Burial or Cremation?

Source: FSSPX News

The detestable custom of burning human corpses as an ordinary funeral rite is spreading in our country as it becomes more and more de-Christianized. It is constantly promoted via propaganda inspired, coordinated and financed by Freemasonry.

Already in the last century, Archbishop Chollet quoted a Freemasonic newsletter saying,

Freemasons must use every means available to spread the practice of cremation. The Church, by forbidding bodies to be burned, affirms its rights over the living and the dead, over consciences and over bodies, and seeks to maintain in the common people the old beliefs now dissipated by the light of science about spiritual souls and the Christian life.

The Freemasonic sect makes no secret of its anti-Christian intent when it promotes the return to the pagan rite of cremation from the two-thousand-year-old practice of the Church, for it is uncontested that the Church adopted burial from the very beginning as its only manner of disposing of the remains of the dead. By its very Faith, it spread the practice of burial! By its Faith, it forbade the pagan custom of cremation! This is without doubt a formal law handed down from the early Church, in other words an apostolic precept, a rule given by the Apostles to the Church at its very beginning.

The Grandeur of Christian Burial

Let us study the attitude of our Holy Mother the Church, that our refutation may be founded on doctrine. Death in the eyes of a Christian is marked with a twofold character: a character of annihilation and a character of grandeur.

Death is a punishment for sin. With death every human vanity collapses. Memento homo quia pulvis es et in pulverum reverteris: "Remember, man, that thou art dust, and unto dust thou shalt return,” the priest pronounces at the imposition of ashes. But death does not bring about absolute destruction. Death does not kill the spiritual soul instantly based on its merits and its failings, and even the corpse is promised resurrection on the last day. 

Cremation expresses annihilation indeed, but exaggerates it and falsifies it because it excludes from its symbolism any return to life, whereas burial means both catastrophe and mysterious hope. In the graveyard, the faithful Christian sleeps, rests from his labours while awaiting the awakening: Vos qui dormierunt, requiescant a laboribus, "for if man was sown in corruption, he will resurrect in incorruptibility" (1 Corinthians: 15, 32).

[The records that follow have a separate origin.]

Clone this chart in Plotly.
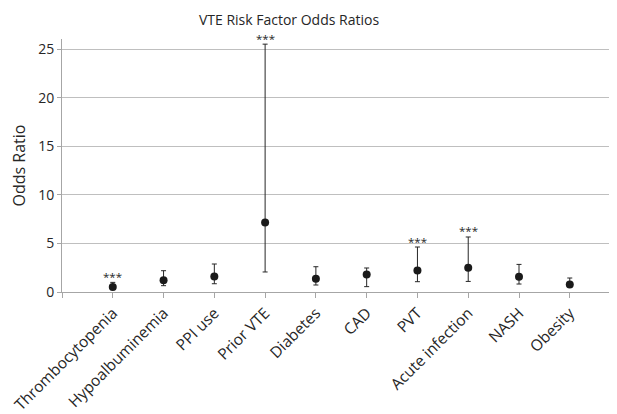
import plotly.graph_objects as go

categories = ["Thrombocytopenia", "Hypoalbuminemia", "PPI use", "Prior VTE", "Diabetes",
              "CAD", "PVT", "Acute infection", "NASH", "Obesity"]
odds_ratio = [0.51, 1.2, 1.6, 7.16, 1.37, 1.81, 2.22, 2.5, 1.57, 0.78]
ci_upper = [0.99, 2.19, 2.88, 25.5, 2.6, 2.47, 4.63, 5.66, 2.84, 1.44]
ci_lower = [0.24, 0.65, 0.85, 2.06, 0.72, 0.55, 1.06, 1.09, 0.82, 0.51]
significant = [True, False, False, True, False, False, True, True, False, False]
y_ticks = [0, 5, 10, 15, 20, 25]

xpos = list(range(len(categories)))
err_plus = [u - v for u, v in zip(ci_upper, odds_ratio)]
err_minus = [v - l for v, l in zip(odds_ratio, ci_lower)]

FONT = "Open Sans"
TXT = "#262626"
GRID = "#bfbfbf"

# page body has an 8px margin: figure is drawn 8px right and down
W, H = 609, 406

fig = go.Figure()
fig.add_trace(go.Scatter(
    x=xpos, y=odds_ratio, mode="markers",
    marker=dict(color="#1a1a1a", size=8),
    error_y=dict(type="data", symmetric=False, array=err_plus, arrayminus=err_minus,
                 color="#262626", thickness=1, width=2.5),
    showlegend=False, cliponaxis=False,
))

for i, sig in enumerate(significant):
    if sig:
        fig.add_annotation(x=xpos[i], y=ci_upper[i], text="***", showarrow=False,
                           yanchor="bottom", yshift=-3.5,
                           font=dict(family=FONT, size=11.5, color="#262626"))

fig.update_layout(
    width=W, height=H,
    margin=dict(l=54, r=0, t=31, b=122),
    paper_bgcolor="white", plot_bgcolor="white",
    title=dict(text="VTE Risk Factor Odds Ratios", x=281 / W, xanchor="center",
               y=1 - 12 / H, yanchor="middle",
               font=dict(family=FONT, size=14, color=TXT)),
    font=dict(family=FONT, color=TXT),
)
fig.update_xaxes(
    range=[-1, 9.93], automargin=False,
    tickmode="array", tickvals=[-1] + xpos, ticktext=[""] + categories,
    tickangle=-45, tickfont=dict(family=FONT, size=15.5, color=TXT),
    showline=True, linecolor="#a6a6a6", linewidth=1,
    ticks="outside", ticklen=5, tickcolor="#a6a6a6",
    showgrid=False, zeroline=False,
)
fig.update_yaxes(
    range=[0, 26.03], automargin=False,
    tickmode="array", tickvals=y_ticks,
    tickfont=dict(family=FONT, size=14, color=TXT),
    showline=True, linecolor="#a6a6a6", linewidth=1,
    ticks="outside", ticklen=4, tickcolor="#a6a6a6",
    showgrid=True, gridcolor=GRID, gridwidth=1, zeroline=False,
    title=dict(text="Odds Ratio", font=dict(family=FONT, size=16, color=TXT), standoff=12),
)

fig.write_html("out.html")
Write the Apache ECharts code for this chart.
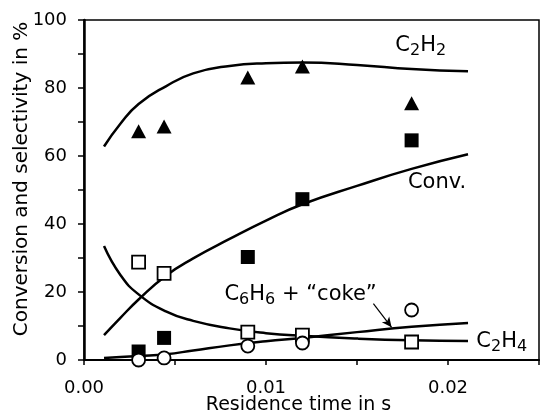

Burial also symbolizes the mystical union of the Christian with Christ who tasted death. It is just that we should share His tomb. Buried with Him, we will rise in our turn. In the shadow of the cross, the deceased awaits the dawn of the day of the Lord.

Burial also shows the respect inspired by human remains, not only for what they will become but for what they have been. These remains were united to a being that was loved. Through this body, through these features, a soul shone out. This corpse was once vivified by a soul that grace brought into participation in the divine nature. It is at tombstones that we pray, not at urns, containers, or the compartment numbers of a cold and macabre “columbarium.” 

The Clarity of the Traditional Rules of the Church

Thus apostolic practice, as well as the inclination of our hearts and the rules of the Church, are explained and justified. We must know and instruct others in the Church's rulings on the matter: 

Canon 1203, 1: “The bodies of the faithful departed must be buried; their cremation is condemned. 

Canon 1203, 2: “If someone has instructed that his body should be cremated, it is illicit to carry out his will. If it is included in a contract, a will or any formal statement, it must be held as not written.” 

What chastisement will fall upon he who desires cremation, who is voluntarily guilty of it? He becomes a public sinner and will be denied a Catholic funeral and burial (as per Canon 1240), and Masses said for the repose of his soul may not be said publicly.

Dear faithful, the month of November calls us to meditate on death, an event that is at once uncertain and certain: uncertain as to the time, certain as to its arrival; to meditate on our nothingness and on our greatness; on our dignity and on our responsibilities on the day of judgment.